Where oil prices go next is anybody’s guess, but while they fall, Jerry Koonar of Leith Wheeler Investment Counsel in Calgary is seeing stock valuations become more and more attractive. “It allows us to maybe uncover some opportunities in the names that we were following that we may not have owned previously,” the portfolio manager says.

Greenberg sees energy as a potential second-half story for 2015, after a new floor is established. “As the year progresses, we think at some point the supply reaction to low oil prices will start to happen,” he says. “You’re starting to see rig counts go down in the U.S.; you’re seeing capital expenditure budgets slashed in the oilsands and the shale oil fields in the U.S. So at some point, as that supply comes off, that supply-demand balance becomes a little bit more natural.”

Emerging Markets

Investors have soured on emerging markets in recent years, as growth has failed to meet projections, but Richardson foresees a turning point. “I think you’re going to start seeing people say, ‘Wow, these valuations are really, really attractive, and over the next five to 10 years, I’m going to be happy that I have exposure there,’” she says. Richardson finds emerging Asia the most attractive, especially China. “China gets a bad rap. It’s got all this stuff in the news, with ghost cities and real estate markets crashing, but when we think about it, if the U.S. economy is forecast to grow somewhere between 2.75% and 3% for 2015, and China is growing at 6.5% or 7%, we’re still looking at essentially twice the U.S. [growth rate] on a much bigger base than 10 years ago,” she says.
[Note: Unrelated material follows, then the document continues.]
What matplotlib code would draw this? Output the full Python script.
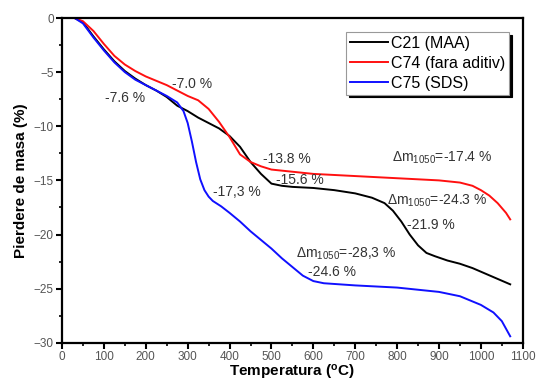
import matplotlib
matplotlib.use("Agg")
import matplotlib.pyplot as plt
from matplotlib.ticker import MultipleLocator

plt.rcParams["font.family"] = ["Liberation Sans", "DejaVu Sans"]
plt.rcParams["mathtext.fontset"] = "custom"
plt.rcParams["mathtext.rm"] = "Liberation Sans"
plt.rcParams["mathtext.it"] = "Liberation Sans:italic"
plt.rcParams["mathtext.bf"] = "Liberation Sans:bold"

# C21 (MAA)
t_c21 = [30, 50, 75, 100, 125, 150, 175, 200, 225, 250, 275, 300, 325, 350, 375,
         400, 425, 450, 475, 500, 525, 550, 600, 650, 700, 740, 770, 790, 810,
         830, 850, 870, 890, 920, 950, 980, 1010, 1040, 1070]
m_c21 = [0, -0.4, -1.7, -2.9, -4.0, -4.9, -5.6, -6.2, -6.7, -7.3, -8.1, -8.6, -9.2,
         -9.7, -10.2, -10.9, -11.9, -13.3, -14.4, -15.3, -15.5, -15.6, -15.7, -15.9,
         -16.2, -16.6, -17.1, -17.8, -18.8, -20.0, -21.0, -21.7, -22.0, -22.4, -22.7,
         -23.1, -23.6, -24.1, -24.6]

# C74 (fara aditiv)
t_c74 = [30, 50, 75, 100, 125, 150, 175, 200, 225, 250, 275, 300, 325, 350, 375,
         400, 425, 450, 475, 500, 550, 600, 700, 800, 900, 950, 980, 1000, 1020,
         1040, 1060, 1070]
m_c74 = [0, -0.3, -1.2, -2.4, -3.5, -4.3, -4.9, -5.4, -5.8, -6.2, -6.7, -7.2, -7.6,
         -8.4, -9.6, -11.0, -12.6, -13.3, -13.7, -14.0, -14.2, -14.4, -14.6, -14.8,
         -15.0, -15.2, -15.5, -15.9, -16.4, -17.1, -18.0, -18.6]

# C75 (SDS)
t_c75 = [30, 50, 75, 100, 125, 150, 175, 200, 225, 250, 275, 290, 300, 310, 320,
         330, 340, 350, 360, 380, 400, 425, 450, 475, 500, 525, 550, 575, 600, 625,
         700, 800, 900, 950, 1000, 1030, 1050, 1070]
m_c75 = [0, -0.5, -1.8, -3.0, -4.1, -5.0, -5.7, -6.2, -6.7, -7.2, -7.8, -8.6, -9.7,
         -11.4, -13.3, -14.9, -15.9, -16.5, -16.9, -17.4, -18.0, -18.8, -19.7, -20.5,
         -21.3, -22.2, -23.0, -23.8, -24.3, -24.5, -24.7, -24.9, -25.3, -25.7, -26.5,
         -27.2, -28.0, -29.4]

series_names = ["C21 (MAA)", "C74 (fara aditiv)", "C75 (SDS)"]

# annotations: (text, T, value)
notes = [
    ("-7.0 %", 310, -6.1),
    ("-7.6 %", 150, -7.4),
    ("-13.8 %", 536, -13.0),
    ("-15.6 %", 567, -15.0),
    ("-17,3 %", 417, -16.1),
    ("$\\Delta$m$_{1050}$=-17.4 %", 907, -12.9),
    ("$\\Delta$m$_{1050}$=-24.3 %", 895, -16.9),
    ("-21.9 %", 881, -19.1),
    ("$\\Delta$m$_{1050}$=-28,3 %", 679, -21.8),
    ("-24.6 %", 645, -23.5),
]

fig = plt.figure(figsize=(5.37, 3.83), dpi=100)
ax = fig.add_axes([0.1155, 0.105, 0.858, 0.848])

ax.plot(t_c21, m_c21, color="black", lw=1.4, label=series_names[0])
ax.plot(t_c74, m_c74, color="#ff1010", lw=1.4, label=series_names[1])
ax.plot(t_c75, m_c75, color="#1010ff", lw=1.4, label=series_names[2])

for txt, tx, ty in notes:
    ax.text(tx, ty, txt, ha="center", va="center", fontsize=10, color="#333333")

ax.set_xlim(0, 1100)
ax.set_ylim(-30, 0)
ax.xaxis.set_major_locator(MultipleLocator(100))
ax.xaxis.set_minor_locator(MultipleLocator(50))
ax.yaxis.set_major_locator(MultipleLocator(5))
ax.yaxis.set_minor_locator(MultipleLocator(2.5))
ax.tick_params(which="major", direction="out", length=4, width=1.5, pad=2,
               labelsize=8.5, labelcolor="#555555")
ax.tick_params(which="minor", direction="out", length=2.5, width=1.2)
for sp in ax.spines.values():
    sp.set_linewidth(1.6)

ax.set_xlabel("Temperatura ($^{\\mathbf{o}}$C)", fontsize=11, fontweight="bold", labelpad=0)
ax.set_ylabel("Pierdere de masa (%)", fontsize=11, fontweight="bold", labelpad=4)

leg = ax.legend(loc="upper right", bbox_to_anchor=(0.970, 0.957), borderaxespad=0,
                fontsize=11.5, frameon=True, fancybox=False, handlelength=2.4,
                handletextpad=0.15, borderpad=0.25, labelspacing=0.3,
                shadow={"color": "black", "alpha": 1})
leg.get_frame().set_edgecolor("#999999")
leg.get_frame().set_linewidth(0.8)

fig.savefig("out.png", dpi=100)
If you’ve been sitting on the sidelines of emerging markets and are ready to get back in, Jurrien Timmer, director of global macro for Fidelity Investments in Boston, recommends buying particular stocks and geographically targeted funds rather than a broad index or exchange-traded fund spanning the entire developing world. Every market will react differently to the prospect of rising interest rates, a higher dollar and lower energy prices, he warns.

Fixed Income

These days, holding bonds is all about hedging against the unforeseen. It’s hard to envision any capital appreciation like we saw in 2014. Still, Greenberg doesn’t think an expected U.S. interest rate hike spells disaster for fixed income. “It’s going to be a bit of a headwind,” he says.

Adds Timmer: “I think rates can stay low for quite a long time, and so I wouldn’t be in too much of a hurry to abandon the fixed-income portion of my portfolio.”